### Material
◇ ◇ ◇ ◇

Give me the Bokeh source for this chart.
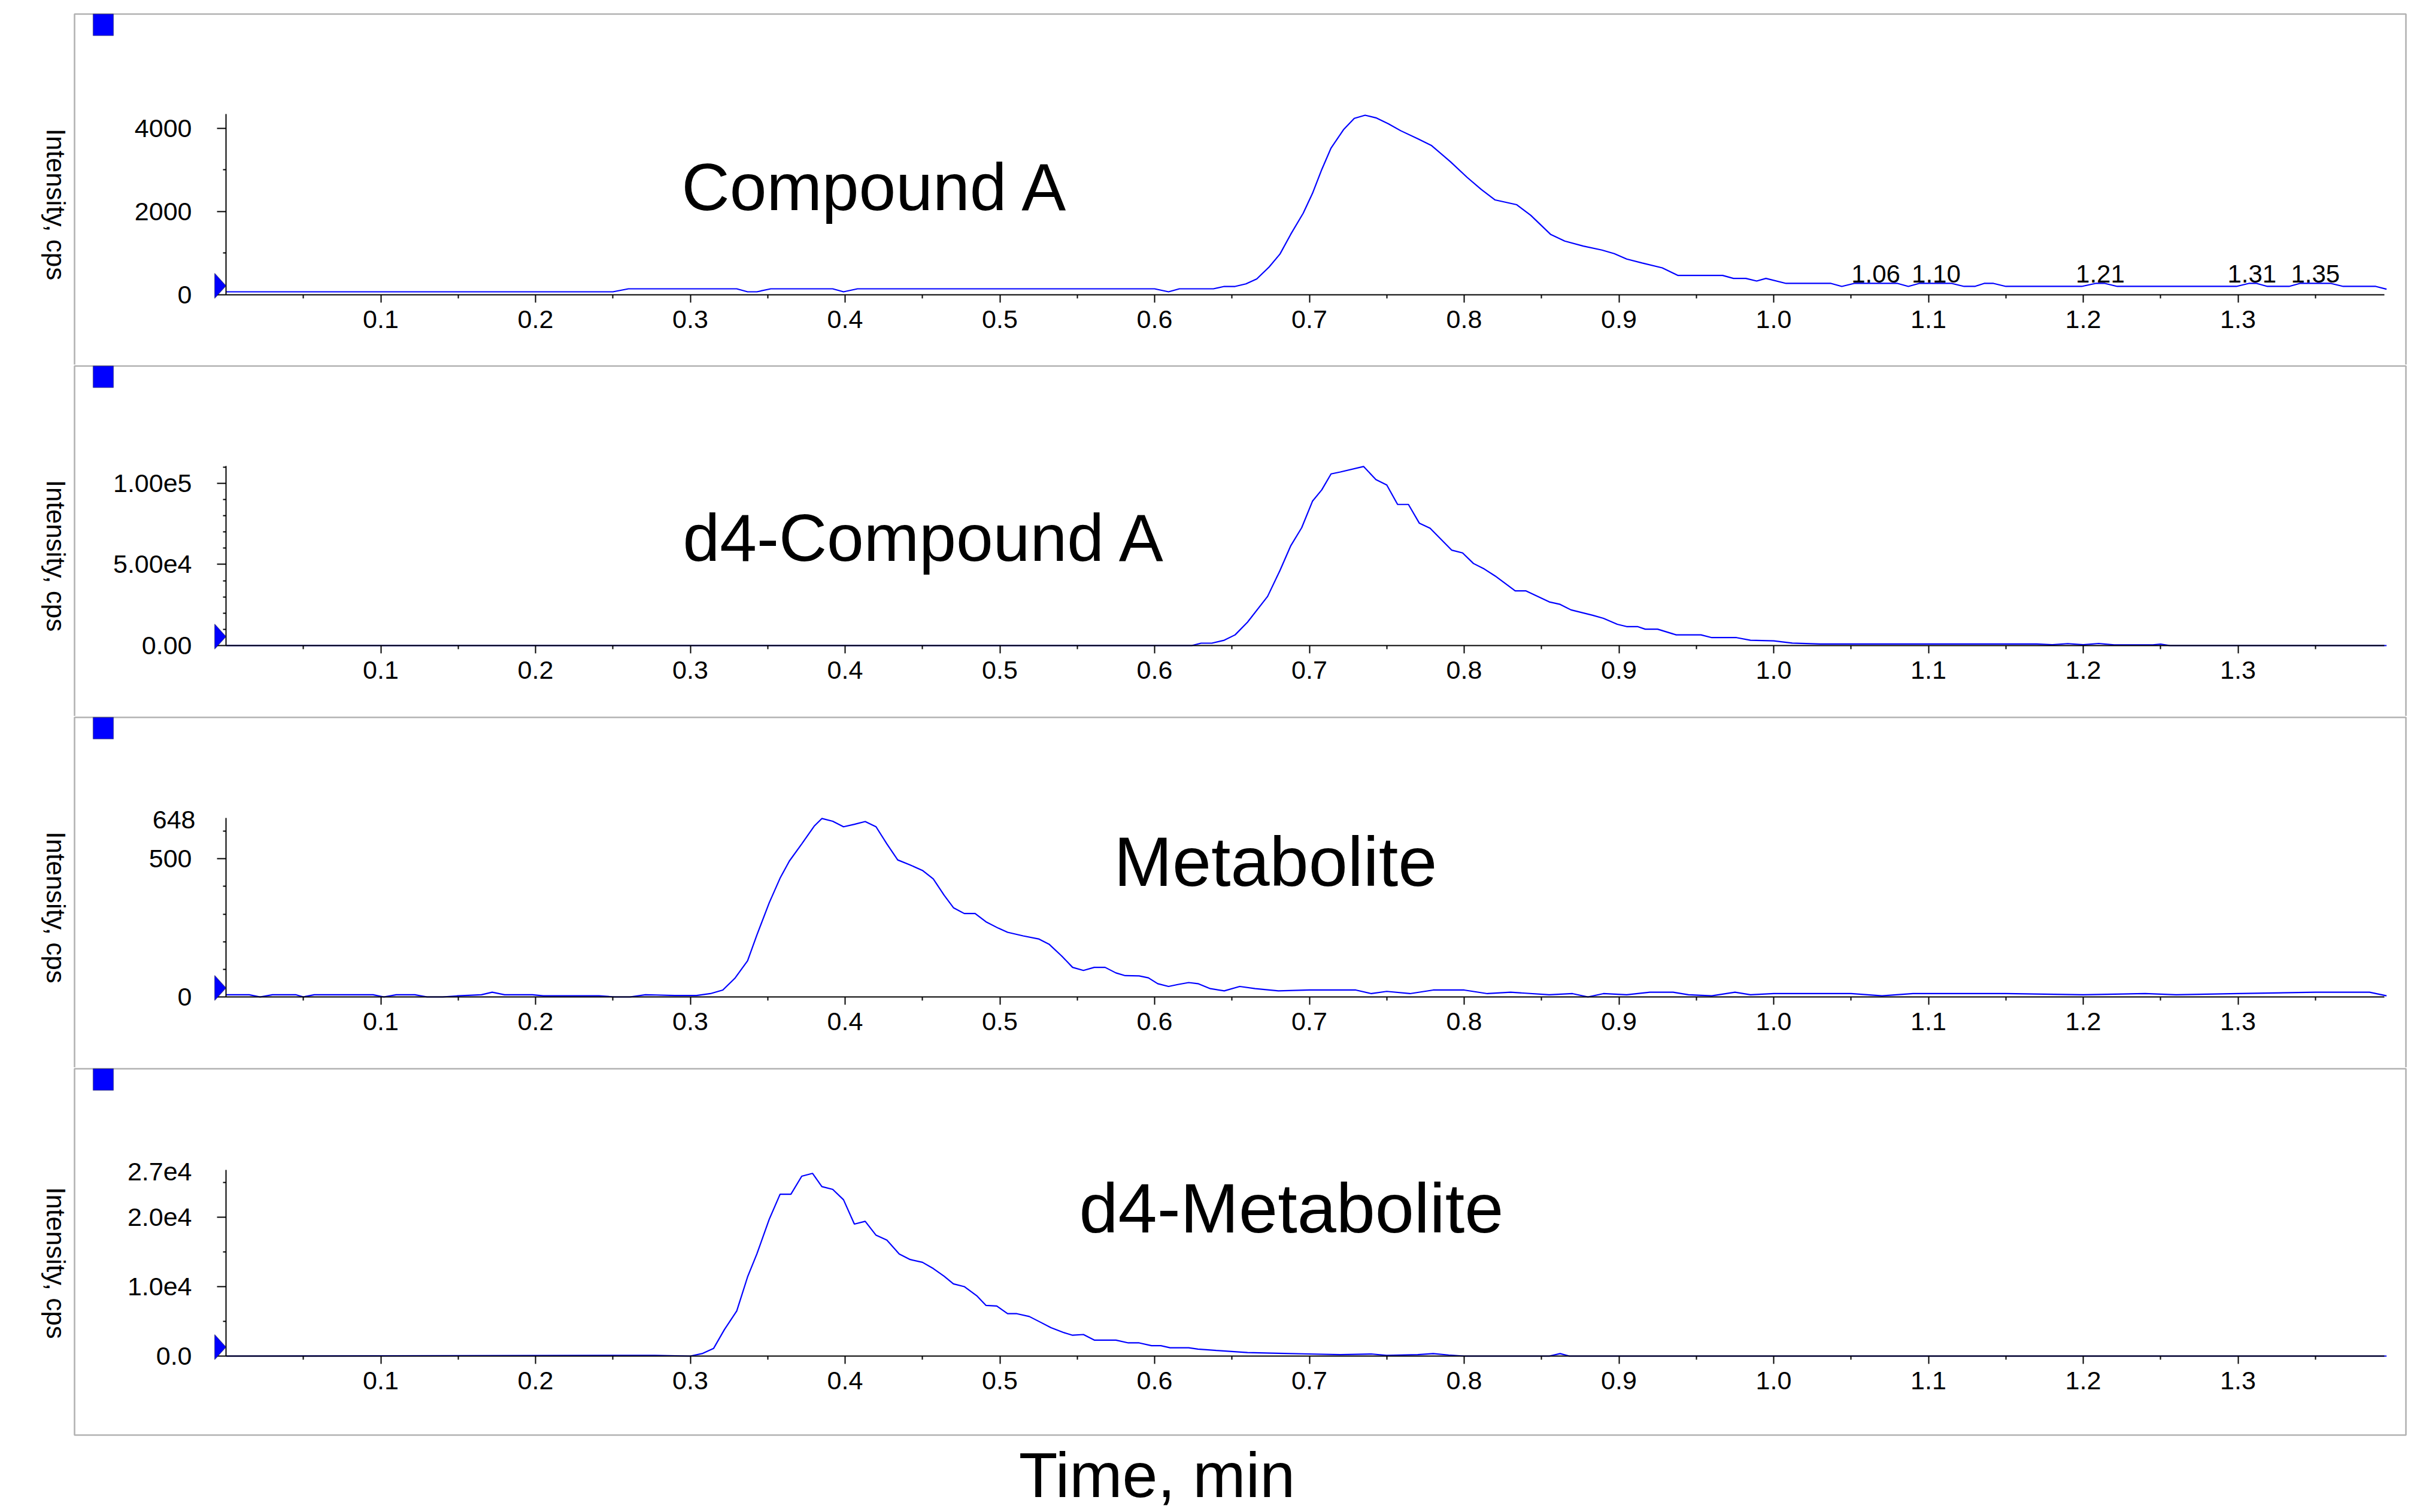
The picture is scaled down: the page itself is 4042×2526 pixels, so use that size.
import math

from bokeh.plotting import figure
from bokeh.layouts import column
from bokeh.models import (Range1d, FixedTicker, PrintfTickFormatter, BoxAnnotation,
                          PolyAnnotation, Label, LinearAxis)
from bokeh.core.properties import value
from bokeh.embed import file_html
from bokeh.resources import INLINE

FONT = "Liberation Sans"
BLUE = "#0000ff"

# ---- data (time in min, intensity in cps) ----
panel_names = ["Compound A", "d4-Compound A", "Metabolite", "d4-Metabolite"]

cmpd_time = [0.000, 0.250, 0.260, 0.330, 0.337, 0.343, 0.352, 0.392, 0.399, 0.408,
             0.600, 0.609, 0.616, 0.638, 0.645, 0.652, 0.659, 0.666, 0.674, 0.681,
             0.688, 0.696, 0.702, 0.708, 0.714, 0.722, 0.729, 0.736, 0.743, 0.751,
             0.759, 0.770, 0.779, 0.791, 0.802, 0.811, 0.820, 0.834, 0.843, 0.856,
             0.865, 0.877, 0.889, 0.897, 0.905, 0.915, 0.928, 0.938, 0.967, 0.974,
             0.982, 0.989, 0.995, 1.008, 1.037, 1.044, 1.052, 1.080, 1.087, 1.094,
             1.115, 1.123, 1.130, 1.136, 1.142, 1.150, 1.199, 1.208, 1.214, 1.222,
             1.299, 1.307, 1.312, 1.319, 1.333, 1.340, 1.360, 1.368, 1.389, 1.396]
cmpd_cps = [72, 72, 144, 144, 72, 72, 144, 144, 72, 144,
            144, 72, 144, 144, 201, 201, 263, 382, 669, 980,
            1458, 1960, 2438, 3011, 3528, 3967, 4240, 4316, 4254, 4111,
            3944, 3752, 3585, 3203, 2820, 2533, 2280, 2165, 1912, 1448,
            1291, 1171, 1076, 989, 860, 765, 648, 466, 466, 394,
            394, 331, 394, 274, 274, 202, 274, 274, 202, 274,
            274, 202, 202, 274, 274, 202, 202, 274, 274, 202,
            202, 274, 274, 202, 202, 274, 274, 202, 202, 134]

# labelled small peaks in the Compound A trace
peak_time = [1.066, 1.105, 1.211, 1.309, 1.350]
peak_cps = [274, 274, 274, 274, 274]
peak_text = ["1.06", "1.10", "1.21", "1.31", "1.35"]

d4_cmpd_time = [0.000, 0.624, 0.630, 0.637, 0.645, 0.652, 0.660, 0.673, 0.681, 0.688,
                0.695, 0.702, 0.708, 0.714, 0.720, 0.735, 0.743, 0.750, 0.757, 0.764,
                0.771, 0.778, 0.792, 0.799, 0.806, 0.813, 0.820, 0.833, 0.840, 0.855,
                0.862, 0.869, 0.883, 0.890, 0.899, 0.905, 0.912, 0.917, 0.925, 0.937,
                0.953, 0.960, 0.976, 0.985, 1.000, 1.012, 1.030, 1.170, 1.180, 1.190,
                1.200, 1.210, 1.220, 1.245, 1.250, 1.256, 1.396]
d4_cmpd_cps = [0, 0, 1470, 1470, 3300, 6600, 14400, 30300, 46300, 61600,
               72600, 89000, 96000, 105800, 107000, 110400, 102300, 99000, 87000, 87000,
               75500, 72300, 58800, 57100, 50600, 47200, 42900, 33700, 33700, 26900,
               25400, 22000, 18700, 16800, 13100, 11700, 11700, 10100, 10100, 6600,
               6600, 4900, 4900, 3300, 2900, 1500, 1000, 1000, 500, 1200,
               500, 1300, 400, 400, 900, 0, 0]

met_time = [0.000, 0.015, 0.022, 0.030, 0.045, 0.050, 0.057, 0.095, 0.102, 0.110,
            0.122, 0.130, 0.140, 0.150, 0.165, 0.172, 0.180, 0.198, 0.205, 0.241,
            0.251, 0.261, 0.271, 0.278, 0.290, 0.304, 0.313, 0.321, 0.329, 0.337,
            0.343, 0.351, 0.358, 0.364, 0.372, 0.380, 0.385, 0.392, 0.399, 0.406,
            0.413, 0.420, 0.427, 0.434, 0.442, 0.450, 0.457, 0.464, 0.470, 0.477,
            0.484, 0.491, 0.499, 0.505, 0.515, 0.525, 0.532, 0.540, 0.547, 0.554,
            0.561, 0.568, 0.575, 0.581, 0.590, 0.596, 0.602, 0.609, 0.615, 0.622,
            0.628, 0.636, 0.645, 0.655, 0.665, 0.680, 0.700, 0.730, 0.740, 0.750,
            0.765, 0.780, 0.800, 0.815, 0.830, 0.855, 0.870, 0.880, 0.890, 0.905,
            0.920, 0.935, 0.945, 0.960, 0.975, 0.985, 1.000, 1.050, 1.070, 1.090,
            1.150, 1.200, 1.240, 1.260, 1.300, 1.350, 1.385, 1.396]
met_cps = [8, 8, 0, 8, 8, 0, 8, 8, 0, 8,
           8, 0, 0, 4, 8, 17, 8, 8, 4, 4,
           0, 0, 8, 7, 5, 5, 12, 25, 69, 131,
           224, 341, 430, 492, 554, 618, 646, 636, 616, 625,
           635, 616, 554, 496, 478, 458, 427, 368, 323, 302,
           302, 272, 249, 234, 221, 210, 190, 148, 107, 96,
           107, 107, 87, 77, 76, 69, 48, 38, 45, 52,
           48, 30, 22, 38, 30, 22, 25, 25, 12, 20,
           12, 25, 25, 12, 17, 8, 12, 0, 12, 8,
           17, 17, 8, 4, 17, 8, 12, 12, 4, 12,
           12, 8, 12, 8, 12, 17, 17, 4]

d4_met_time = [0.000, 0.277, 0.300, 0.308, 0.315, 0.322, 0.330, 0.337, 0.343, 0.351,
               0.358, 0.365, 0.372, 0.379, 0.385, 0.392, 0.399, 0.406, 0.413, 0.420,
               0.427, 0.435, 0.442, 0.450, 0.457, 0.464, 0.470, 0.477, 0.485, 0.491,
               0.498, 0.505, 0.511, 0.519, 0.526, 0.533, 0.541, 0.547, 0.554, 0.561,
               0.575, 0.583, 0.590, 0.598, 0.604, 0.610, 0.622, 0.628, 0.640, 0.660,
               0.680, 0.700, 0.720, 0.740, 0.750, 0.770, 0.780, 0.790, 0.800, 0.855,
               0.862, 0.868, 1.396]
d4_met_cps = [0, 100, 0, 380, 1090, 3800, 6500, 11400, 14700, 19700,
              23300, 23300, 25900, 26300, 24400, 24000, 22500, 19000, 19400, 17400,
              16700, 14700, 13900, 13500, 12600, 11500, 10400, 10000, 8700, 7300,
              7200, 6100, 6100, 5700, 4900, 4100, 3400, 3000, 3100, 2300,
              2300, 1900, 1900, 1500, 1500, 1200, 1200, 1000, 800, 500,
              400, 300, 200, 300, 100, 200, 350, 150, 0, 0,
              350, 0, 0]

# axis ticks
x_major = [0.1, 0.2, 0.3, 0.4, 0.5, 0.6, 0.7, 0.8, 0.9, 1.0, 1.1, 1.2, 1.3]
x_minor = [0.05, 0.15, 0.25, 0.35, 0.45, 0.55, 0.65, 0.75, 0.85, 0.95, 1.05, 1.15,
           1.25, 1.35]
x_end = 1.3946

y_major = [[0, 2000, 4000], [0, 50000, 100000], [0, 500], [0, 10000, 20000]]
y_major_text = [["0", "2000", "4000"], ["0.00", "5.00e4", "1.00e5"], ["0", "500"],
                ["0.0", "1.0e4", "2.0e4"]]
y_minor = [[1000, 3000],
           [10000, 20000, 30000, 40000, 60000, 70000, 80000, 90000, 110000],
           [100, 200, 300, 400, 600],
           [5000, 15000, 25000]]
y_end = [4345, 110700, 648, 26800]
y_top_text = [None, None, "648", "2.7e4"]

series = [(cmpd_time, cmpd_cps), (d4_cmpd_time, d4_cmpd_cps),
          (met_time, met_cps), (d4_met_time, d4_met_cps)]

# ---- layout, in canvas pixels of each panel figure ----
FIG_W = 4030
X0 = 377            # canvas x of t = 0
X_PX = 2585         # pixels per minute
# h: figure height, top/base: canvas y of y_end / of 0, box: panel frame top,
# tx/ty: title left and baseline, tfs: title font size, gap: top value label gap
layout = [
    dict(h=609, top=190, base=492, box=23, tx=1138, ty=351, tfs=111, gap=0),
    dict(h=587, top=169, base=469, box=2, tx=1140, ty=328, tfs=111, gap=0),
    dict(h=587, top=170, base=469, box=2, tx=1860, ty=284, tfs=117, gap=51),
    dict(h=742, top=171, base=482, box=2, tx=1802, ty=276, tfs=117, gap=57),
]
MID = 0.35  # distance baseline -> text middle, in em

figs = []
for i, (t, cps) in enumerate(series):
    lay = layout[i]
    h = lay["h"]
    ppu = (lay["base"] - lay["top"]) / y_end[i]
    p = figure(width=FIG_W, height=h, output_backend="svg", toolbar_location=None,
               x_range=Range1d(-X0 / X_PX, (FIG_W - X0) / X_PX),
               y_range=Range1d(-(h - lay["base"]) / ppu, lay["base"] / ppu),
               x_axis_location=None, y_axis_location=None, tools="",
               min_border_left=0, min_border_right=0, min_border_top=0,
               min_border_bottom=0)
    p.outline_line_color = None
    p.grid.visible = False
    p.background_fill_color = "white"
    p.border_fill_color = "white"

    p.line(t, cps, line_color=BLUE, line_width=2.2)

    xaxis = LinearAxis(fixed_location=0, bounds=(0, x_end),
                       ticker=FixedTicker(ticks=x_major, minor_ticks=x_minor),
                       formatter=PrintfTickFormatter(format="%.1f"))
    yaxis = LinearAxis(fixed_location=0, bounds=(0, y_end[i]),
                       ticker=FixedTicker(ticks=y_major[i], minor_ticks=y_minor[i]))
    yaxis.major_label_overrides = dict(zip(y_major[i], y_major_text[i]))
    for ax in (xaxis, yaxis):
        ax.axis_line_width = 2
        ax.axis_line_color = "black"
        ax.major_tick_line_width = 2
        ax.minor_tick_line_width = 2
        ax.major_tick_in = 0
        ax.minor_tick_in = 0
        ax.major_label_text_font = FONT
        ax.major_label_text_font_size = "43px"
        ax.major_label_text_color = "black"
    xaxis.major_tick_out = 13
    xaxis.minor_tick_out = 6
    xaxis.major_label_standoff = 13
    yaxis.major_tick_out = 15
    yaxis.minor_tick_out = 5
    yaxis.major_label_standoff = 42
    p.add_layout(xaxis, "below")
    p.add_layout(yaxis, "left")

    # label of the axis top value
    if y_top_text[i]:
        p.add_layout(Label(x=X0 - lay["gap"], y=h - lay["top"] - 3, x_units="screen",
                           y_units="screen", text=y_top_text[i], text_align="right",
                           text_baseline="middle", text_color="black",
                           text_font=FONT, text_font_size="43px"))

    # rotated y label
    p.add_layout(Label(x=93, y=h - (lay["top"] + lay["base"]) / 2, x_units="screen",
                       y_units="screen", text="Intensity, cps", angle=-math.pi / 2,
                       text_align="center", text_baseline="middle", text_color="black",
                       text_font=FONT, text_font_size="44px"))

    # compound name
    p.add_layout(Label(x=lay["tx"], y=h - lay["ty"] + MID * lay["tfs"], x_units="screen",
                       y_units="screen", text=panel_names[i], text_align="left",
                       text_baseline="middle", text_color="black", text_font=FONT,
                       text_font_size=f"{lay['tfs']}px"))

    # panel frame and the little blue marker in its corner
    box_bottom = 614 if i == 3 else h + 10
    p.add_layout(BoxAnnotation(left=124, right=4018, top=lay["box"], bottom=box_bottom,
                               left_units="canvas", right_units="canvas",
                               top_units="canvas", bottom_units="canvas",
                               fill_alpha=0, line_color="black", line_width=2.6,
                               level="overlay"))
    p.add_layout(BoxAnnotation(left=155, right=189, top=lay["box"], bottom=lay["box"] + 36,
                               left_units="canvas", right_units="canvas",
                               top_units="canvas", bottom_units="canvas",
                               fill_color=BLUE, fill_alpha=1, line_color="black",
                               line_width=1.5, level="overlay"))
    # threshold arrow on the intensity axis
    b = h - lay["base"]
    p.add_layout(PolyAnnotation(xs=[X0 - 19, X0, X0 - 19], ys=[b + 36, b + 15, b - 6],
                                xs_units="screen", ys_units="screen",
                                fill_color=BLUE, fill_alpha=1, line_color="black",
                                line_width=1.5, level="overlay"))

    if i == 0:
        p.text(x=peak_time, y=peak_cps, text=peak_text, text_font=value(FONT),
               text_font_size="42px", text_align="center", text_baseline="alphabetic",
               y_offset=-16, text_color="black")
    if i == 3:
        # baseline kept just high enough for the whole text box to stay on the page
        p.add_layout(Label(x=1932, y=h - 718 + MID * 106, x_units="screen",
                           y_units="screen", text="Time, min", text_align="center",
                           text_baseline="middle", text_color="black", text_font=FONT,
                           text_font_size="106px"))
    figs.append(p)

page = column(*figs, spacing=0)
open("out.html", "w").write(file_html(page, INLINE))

◇ ◇ ◇ ◇

### What the exercise asks
Return all the lines that contain the string "page".

### Written response
The picture is scaled down: the page itself is 4042×2526 pixels, so use that size.
        # baseline kept just high enough for the whole text box to stay on the page
page = column(*figs, spacing=0)
open("out.html", "w").write(file_html(page, INLINE))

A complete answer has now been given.